Friday, July 31, 2015

The Last Late July Martyr: Blessed Everald Hanse (1581)

Blessed Everald Hanse was born in Northamptonshire; executed 31 July 1581. He was educated at Cambridge, and was soon presented to a good living. His brother William, who had become a priest in April 1579 tried to convert him, but in vain until a sharp attack of illness made him enter into himself. He then went over to Reims in northern France (1580–1581), was ordained and returned but his ministry was very short.

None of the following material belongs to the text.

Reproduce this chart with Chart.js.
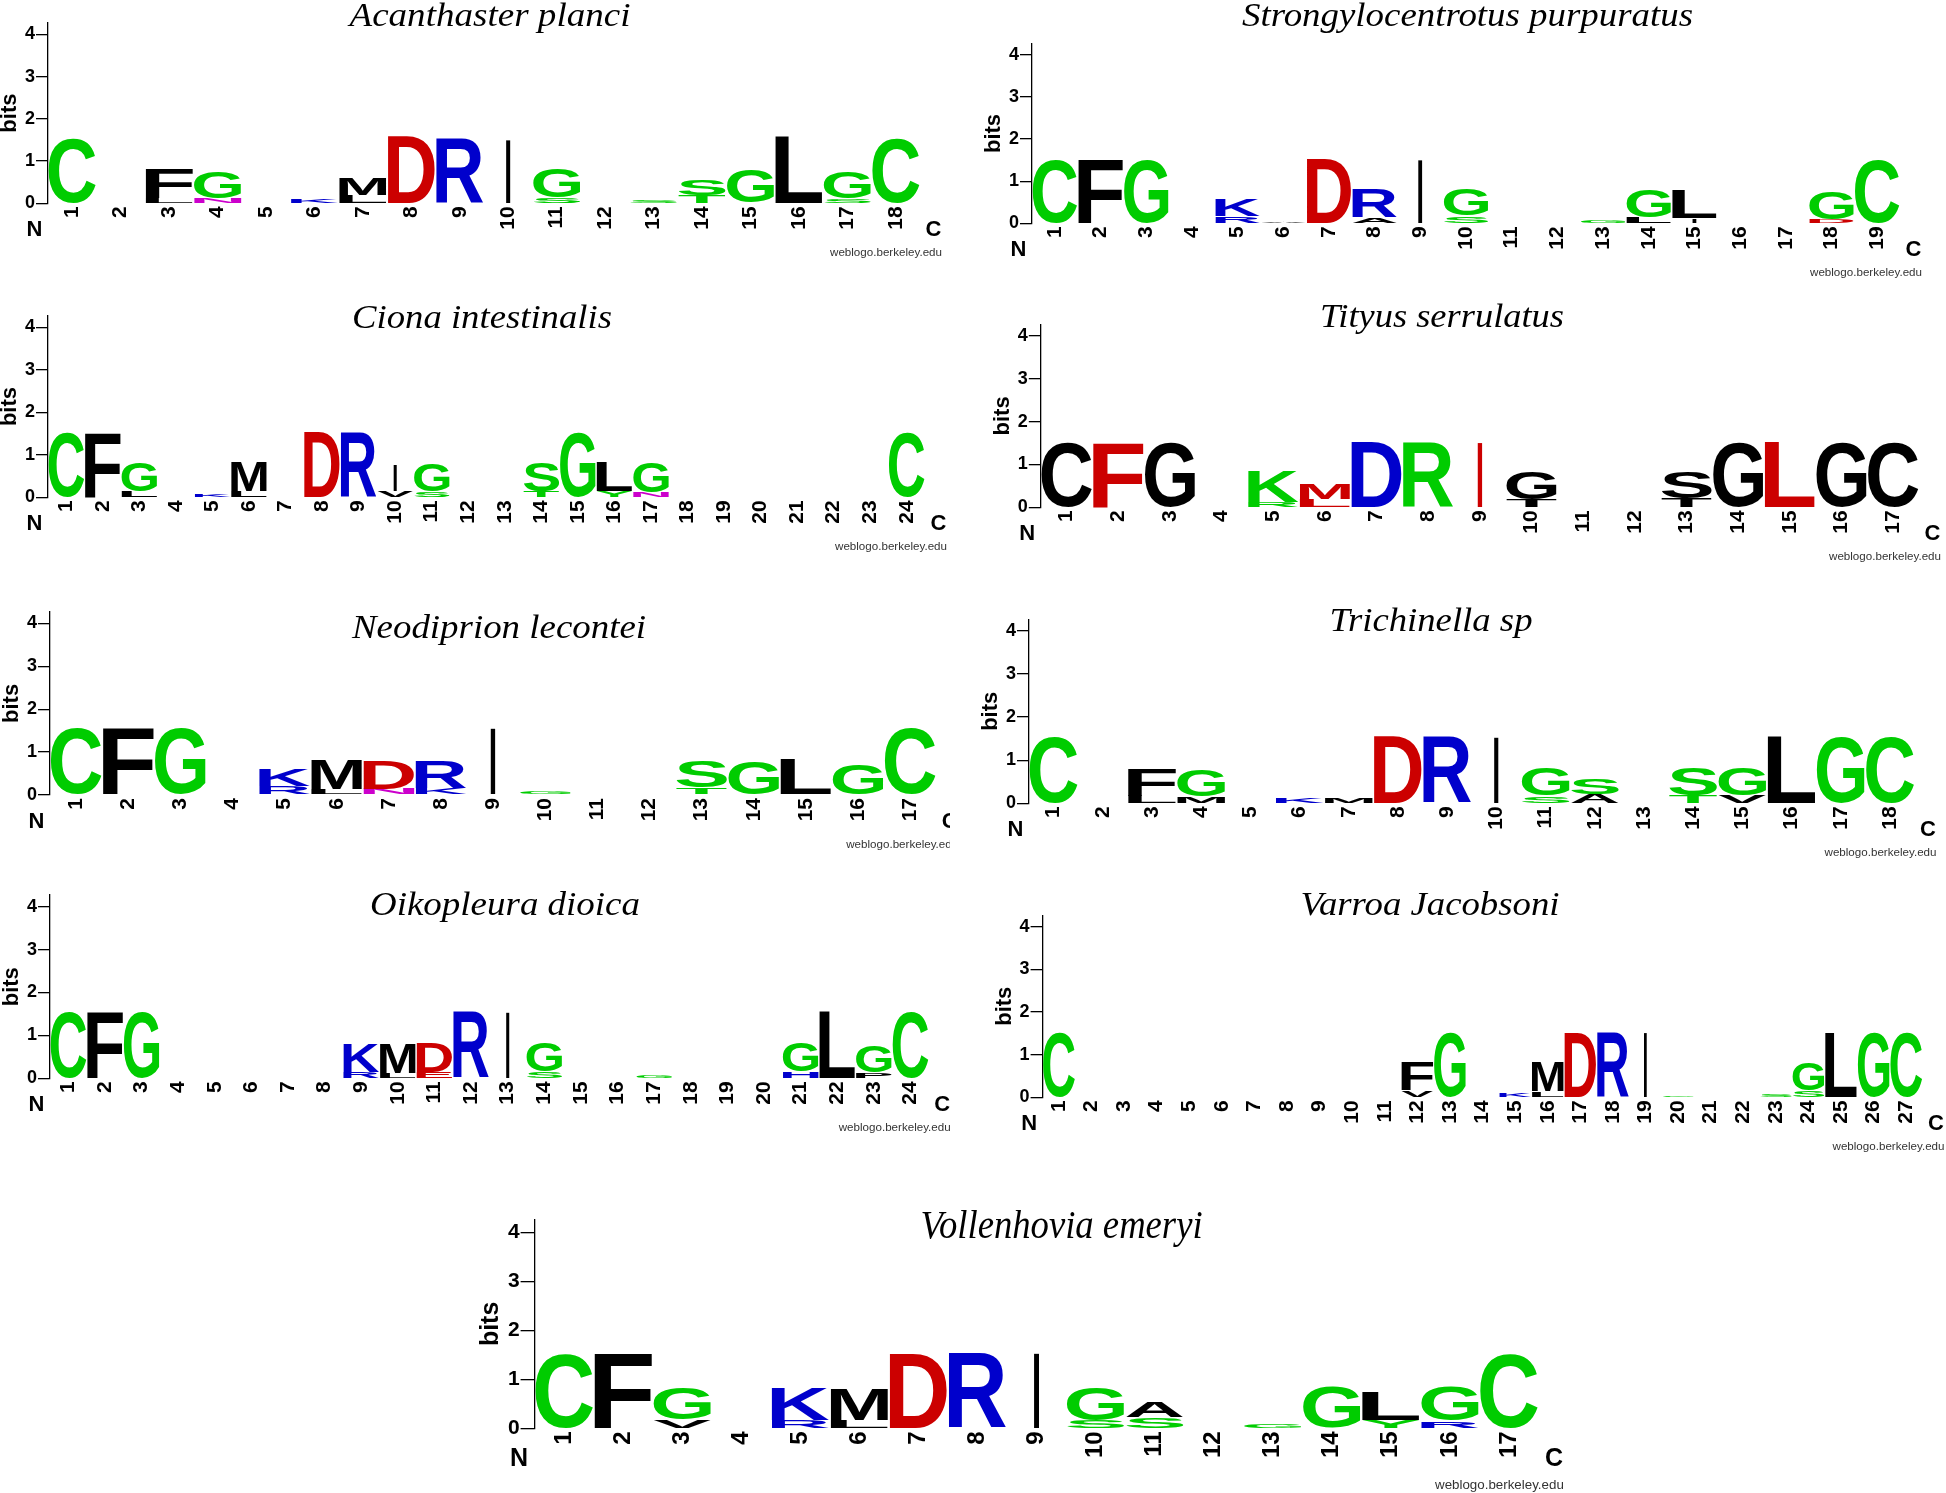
<!DOCTYPE html>
<html>
<head>
<meta charset="utf-8">
<script src="https://cdn.jsdelivr.net/npm/chart.js@4.4.1/dist/chart.umd.min.js"></script>
<style>
  html, body { margin: 0; padding: 0; background: #fff; }
  #wrap { position: relative; width: 1946px; height: 1493px; overflow: hidden; }
  #wrap canvas { position: absolute; left: 0; top: 0; }
</style>
</head>
<body>
<div id="wrap"></div>
<script>
// each position: letters from bottom to top, with their heights in bits
const planciLetters = ["C","","LF","NG","","K","LM","D","R","I","SG","","S","TS","G","L","SG","C"];
const planciBits = [[1.54],[],[0.12,0.7],[0.12,0.63],[],[0.1],[0.2,0.38],[1.58],[1.54],[1.52],[0.14,0.68],[],[0.08],[0.2,0.38],[0.79],[1.58],[0.12,0.63],[1.54]];

const purpuratusLetters = ["C","F","G","","RK","A","D","AR","I","SG","","","G","LG","IL","","","DG","C"];
const purpuratusBits = [[1.52],[1.52],[1.52],[],[0.18,0.38],[0.04],[1.52],[0.14,0.66],[1.52],[0.18,0.62],[],[],[0.06],[0.15,0.65],[0.12,0.68],[],[],[0.1,0.64],[1.52]];

const cionaLetters = ["C","F","LG","","K","LM","","D","R","VI","SG","","","TS","G","YL","NG","","","","","","","C"];
const cionaBits = [[1.54],[1.54],[0.15,0.69],[],[0.08],[0.15,0.69],[],[1.54],[1.54],[0.16,0.6],[0.15,0.66],[],[],[0.15,0.68],[1.54],[0.15,0.68],[0.12,0.72],[],[],[],[],[],[],[1.54]];

const tityusLetters = ["C","F","G","","RK","LM","D","R","I","TG","","","TS","G","L","G","C"];
const tityusBits = [[1.53],[1.53],[1.53],[],[0.12,0.71],[0.2,0.36],[1.53],[1.53],[1.53],[0.18,0.65],[],[],[0.22,0.62],[1.53],[1.53],[1.53],[1.53]];

const lecconteiLetters = ["C","F","G","","RK","LM","ND","KR","I","G","","","TS","G","L","G","C"];
const lecconteiBits = [[1.55],[1.55],[1.55],[],[0.2,0.38],[0.14,0.68],[0.15,0.64],[0.15,0.64],[1.55],[0.07],[],[],[0.17,0.62],[0.79],[0.82],[0.72],[1.55]];

const trichinellaLetters = ["C","","LF","MG","","K","M","D","R","I","SG","AS","","TS","VG","L","G","C"];
const trichinellaBits = [[1.55],[],[0.18,0.63],[0.17,0.6],[],[0.12],[0.12],[1.55],[1.55],[1.55],[0.18,0.63],[0.22,0.36],[],[0.18,0.63],[0.18,0.63],[1.55],[1.55],[1.55]];

const dioicaLetters = ["C","F","G","","","","","","RK","LM","ED","R","I","SG","","","G","","","","HG","L","PG","C"];
const dioicaBits = [[1.55],[1.55],[1.55],[],[],[],[],[],[0.15,0.67],[0.12,0.7],[0.15,0.67],[1.55],[1.55],[0.15,0.67],[],[],[0.07],[],[],[],[0.15,0.67],[1.55],[0.13,0.62],[1.55]];

const varroaLetters = ["C","","","","","","","","","","","VF","G","","K","LM","D","R","I","G","","","S","SG","L","G","C"];
const varroaBits = [[1.52],[],[],[],[],[],[],[],[],[],[],[0.17,0.66],[1.52],[],[0.1],[0.14,0.69],[1.52],[1.52],[1.52],[0.03],[],[],[0.08],[0.17,0.63],[1.52],[1.52],[1.52]];

const emeryiLetters = ["C","F","VG","","RK","LM","D","R","I","SG","SA","","G","G","YL","RG","C"];
const emeryiBits = [[1.53],[1.53],[0.18,0.65],[],[0.17,0.66],[0.17,0.63],[1.53],[1.53],[1.53],[0.17,0.66],[0.22,0.32],[],[0.09],[0.84],[0.17,0.58],[0.15,0.69],[1.53]];

const yTicks = [0, 1, 2, 3, 4];
const yMax = 4.27;

const W = 1946, H = 1493;
const GREEN = '#00cc00', BLUE = '#0000cc', RED = '#cc0000', PURPLE = '#cc00cc', BLACK = '#000000';
const defaultColors = { G: GREEN, S: GREEN, T: GREEN, Y: GREEN, C: GREEN, N: PURPLE, Q: PURPLE, K: BLUE, R: BLUE, H: BLUE, D: RED, E: RED };
const tityusColors = { C: BLACK, G: BLACK, S: BLACK, T: BLACK, A: BLACK, F: RED, M: RED, L: RED, I: RED, K: GREEN, R: GREEN, D: BLUE };

const SANS = '"Liberation Sans", Arial, sans-serif';
const SERIF = '"Liberation Serif", "Times New Roman", serif';

// layout of each panel on the page
const panels = [
  { title: 'Acanthaster planci', letters: planciLetters, bits: planciBits, colors: defaultColors,
    left: 48, right: 920, y0: 203.3, ppb: 42.25, tx: 490, ty: 26, tw: 281, f: 1 },
  { title: 'Strongylocentrotus purpuratus', letters: purpuratusLetters, bits: purpuratusBits, colors: defaultColors,
    left: 1032, right: 1900, y0: 223.3, ppb: 42.08, tx: 1467.5, ty: 26, tw: 451, f: 1 },
  { title: 'Ciona intestinalis', letters: cionaLetters, bits: cionaBits, colors: defaultColors,
    left: 48, right: 925, y0: 497.3, ppb: 42.5, tx: 482, ty: 328.3, tw: 260, f: 1 },
  { title: 'Tityus serrulatus', letters: tityusLetters, bits: tityusBits, colors: tityusColors,
    left: 1040.8, right: 1919, y0: 507.3, ppb: 42.8, tx: 1442, ty: 326.7, tw: 244, f: 1 },
  { title: 'Neodiprion lecontei', letters: lecconteiLetters, bits: lecconteiBits, colors: defaultColors,
    left: 50, right: 936.2, y0: 795, ppb: 42.9, tx: 499, ty: 638.3, tw: 294, f: 1, clip: 950 },
  { title: 'Trichinella sp', letters: trichinellaLetters, bits: trichinellaBits, colors: defaultColors,
    left: 1029, right: 1914.5, y0: 803.3, ppb: 43.1, tx: 1431, ty: 630.7, tw: 203, f: 1 },
  { title: 'Oikopleura dioica', letters: dioicaLetters, bits: dioicaBits, colors: defaultColors,
    left: 50, right: 928.7, y0: 1078.3, ppb: 42.9, tx: 505, ty: 915, tw: 270, f: 1 },
  { title: 'Varroa Jacobsoni', letters: varroaLetters, bits: varroaBits, colors: defaultColors,
    left: 1042.6, right: 1922.5, y0: 1097.3, ppb: 42.65, tx: 1430, ty: 915, tw: 259, f: 1 },
  { title: 'Vollenhovia emeryi', letters: emeryiLetters, bits: emeryiBits, colors: defaultColors,
    left: 534.6, right: 1538.5, y0: 1428.3, ppb: 48.9, tx: 1061.6, ty: 1237.7, tw: 282, f: 1.15 },
];

// ink box of a glyph, so it can be stretched to fill its stack cell
const glyphCache = {};
function glyphBox(ch) {
  if (!glyphCache[ch]) {
    const c = document.createElement('canvas').getContext('2d');
    c.font = 'bold 200px ' + SANS;
    const m = c.measureText(ch);
    glyphCache[ch] = { l: m.actualBoundingBoxLeft, r: m.actualBoundingBoxRight, a: m.actualBoundingBoxAscent, d: m.actualBoundingBoxDescent };
  }
  return glyphCache[ch];
}

function drawLetter(ctx, ch, color, x0, x1, y0, y1) {
  const g = glyphBox(ch);
  const gw = g.l + g.r, gh = g.a + g.d;
  if (y1 - y0 < 0.5) return;
  ctx.save();
  ctx.translate(x0, y0);
  ctx.scale((x1 - x0) / gw, (y1 - y0) / gh);
  ctx.font = 'bold 200px ' + SANS;
  ctx.fillStyle = color;
  ctx.textAlign = 'left';
  ctx.textBaseline = 'alphabetic';
  ctx.fillText(ch, g.l, g.a);
  ctx.restore();
}

// text squeezed or stretched to a given width
function fitText(ctx, text, x, y, width) {
  const mw = ctx.measureText(text).width;
  ctx.save();
  ctx.translate(x, y);
  ctx.scale(width / mw, 1);
  ctx.fillText(text, 0, 0);
  ctx.restore();
}

function logoPlugin(p) {
  return {
    id: 'logo',
    afterDatasetsDraw(chart) {
      const ctx = chart.ctx;
      chart.data.datasets.forEach((ds, k) => {
        const meta = chart.getDatasetMeta(k);
        meta.data.forEach((bar, i) => {
          const v = ds.data[i];
          if (!v) return;
          const ch = p.letters[i][k];
          const { x, y, base, width } = bar.getProps(['x', 'y', 'base', 'width'], true);
          // I stays a thin bar, every other letter fills the column
          const w = ch === 'I' ? width * 0.09 : width;
          drawLetter(ctx, ch, p.colors[ch] || BLACK, x - w / 2, x + w / 2, y, base);
        });
      });
    },
    afterDraw(chart) {
      const ctx = chart.ctx;
      const f = p.f;
      const area = chart.chartArea;
      ctx.save();
      if (p.clip) {
        ctx.beginPath();
        ctx.rect(0, 0, p.clip, H);
        ctx.clip();
      }
      ctx.fillStyle = '#000';
      // title
      ctx.font = 'italic ' + Math.round(34 * f) + 'px ' + SERIF;
      ctx.textBaseline = 'alphabetic';
      ctx.textAlign = 'center';
      fitText(ctx, p.title, p.tx, p.ty, p.tw);
      // axis title
      ctx.save();
      ctx.translate(area.left - 38 * f, (area.top + area.bottom) / 2);
      ctx.rotate(-Math.PI / 2);
      ctx.font = 'bold ' + Math.round(22 * f) + 'px ' + SANS;
      ctx.textBaseline = 'middle';
      ctx.fillText('bits', 0, 0);
      ctx.restore();
      // N / C ends
      ctx.font = 'bold ' + Math.round(22 * f) + 'px ' + SANS;
      ctx.textBaseline = 'middle';
      ctx.fillText('N', area.left - 13.5 * f, area.bottom + 26.5 * f);
      ctx.fillText('C', area.right + 13.5 * f, area.bottom + 26.5 * f);
      // credit
      ctx.font = Math.round(11 * f) + 'px ' + SANS;
      ctx.fillStyle = '#333';
      const cw = 112 * f;
      fitText(ctx, 'weblogo.berkeley.edu', area.right + 22 * f - cw / 2, area.bottom + 50 * f, cw);
      ctx.restore();
    }
  };
}

const wrap = document.getElementById('wrap');
const yW = 45, xH = 40;

panels.forEach(p => {
  const canvas = document.createElement('canvas');
  canvas.width = W;
  canvas.height = H;
  wrap.appendChild(canvas);
  const f = p.f;
  const labels = p.letters.map((_, i) => String(i + 1));
  const levels = Math.max(...p.bits.map(b => b.length));
  const datasets = [];
  for (let k = 0; k < levels; k++) {
    datasets.push({
      label: 'level ' + k,
      data: p.bits.map(b => b[k] || 0),
      backgroundColor: 'rgba(0,0,0,0)',
      borderWidth: 0,
      barPercentage: 0.97,
      categoryPercentage: 1,
    });
  }
  const top = p.y0 - yMax * p.ppb;
  new Chart(canvas.getContext('2d'), {
    type: 'bar',
    data: { labels, datasets },
    options: {
      responsive: false,
      animation: false,
      devicePixelRatio: 1,
      layout: { padding: { left: p.left - yW, right: W - p.right, top: top, bottom: H - p.y0 - xH } },
      plugins: { legend: { display: false }, tooltip: { enabled: false }, title: { display: false } },
      scales: {
        x: {
          stacked: true,
          grid: { display: false, drawTicks: false },
          border: { display: false },
          ticks: {
            autoSkip: false, minRotation: 90, maxRotation: 90, padding: 3,
            color: '#000', font: { family: SANS, size: Math.round(21 * f), weight: 'bold' }
          },
          afterFit(scale) { scale.height = xH; }
        },
        y: {
          stacked: true,
          min: 0, max: yMax,
          afterBuildTicks(scale) { scale.ticks = yTicks.map(v => ({ value: v })); },
          grid: { drawOnChartArea: false, drawTicks: true, tickLength: Math.round(12 * f), color: '#000', lineWidth: 1.3 },
          border: { display: true, color: '#000', width: 1.3 },
          ticks: { padding: 1, color: '#000', font: { family: SANS, size: Math.round(18 * f), weight: 'bold' } },
          afterFit(scale) { scale.width = yW; }
        }
      }
    },
    plugins: [logoPlugin(p)]
  });
});
</script>
</body>
</html>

In July he was visiting in disguise some Catholic prisoners in the Marshalsea, when the keeper noticed that his shoes were of a foreign make. He was closely examined, and his priesthood was discovered. As yet there was no law against priests, and to satisfy the hypocritical professions of the persecutors, it was necessary to find some treason of which he was guilty. He was asked in court at the Newgate Sessions, what he thought of the pope's authority, and on his admitting that he believed him "to have the same authority now as he had a hundred years before", he was further asked whether the pope had not erred (i.e. sinned) in declaring queen Elizabeth I Tudor excommunicated, to which he answered, "I hope not." His words were at once written down as his indictment, and when he was further asked whether he wished others to believe as he did, he said "I would have all to believe the Catholic faith as I do." A second count was then added that he desired to make others also traitors like himself. He was at once found guilty of "persuasion" which was high treason by Elizabeth. He was therefore in due course sentenced and executed at Tyburn.

The trial is noteworthy as one of the most extreme cases of verbal treason on record, and it was so badly received that the Government had afterwards to change their methods of obtaining sentences. The martyr's last words were "O happy day!" and his constancy throughout "was a matter of great edification to the good". The Spanish ambassador wrote: "Two nights after his death, there was not a particle of earth on which his blood had been shed, which had not been carried off as a relic."

He was beatified in 1886 by Pope Leo XIII. As you might recall, Elizabeth I's Parliament did not create the statutes that made the presence of a Catholic priest in England a matter of treason until 1585. When her government came to try St. Edmund Campion and his companions later in 1581, the court had to find them guilty of some conspiracy or another, because the kind of verbal twisting and interpretation they had to do to find Father Hanse guilty did not look good.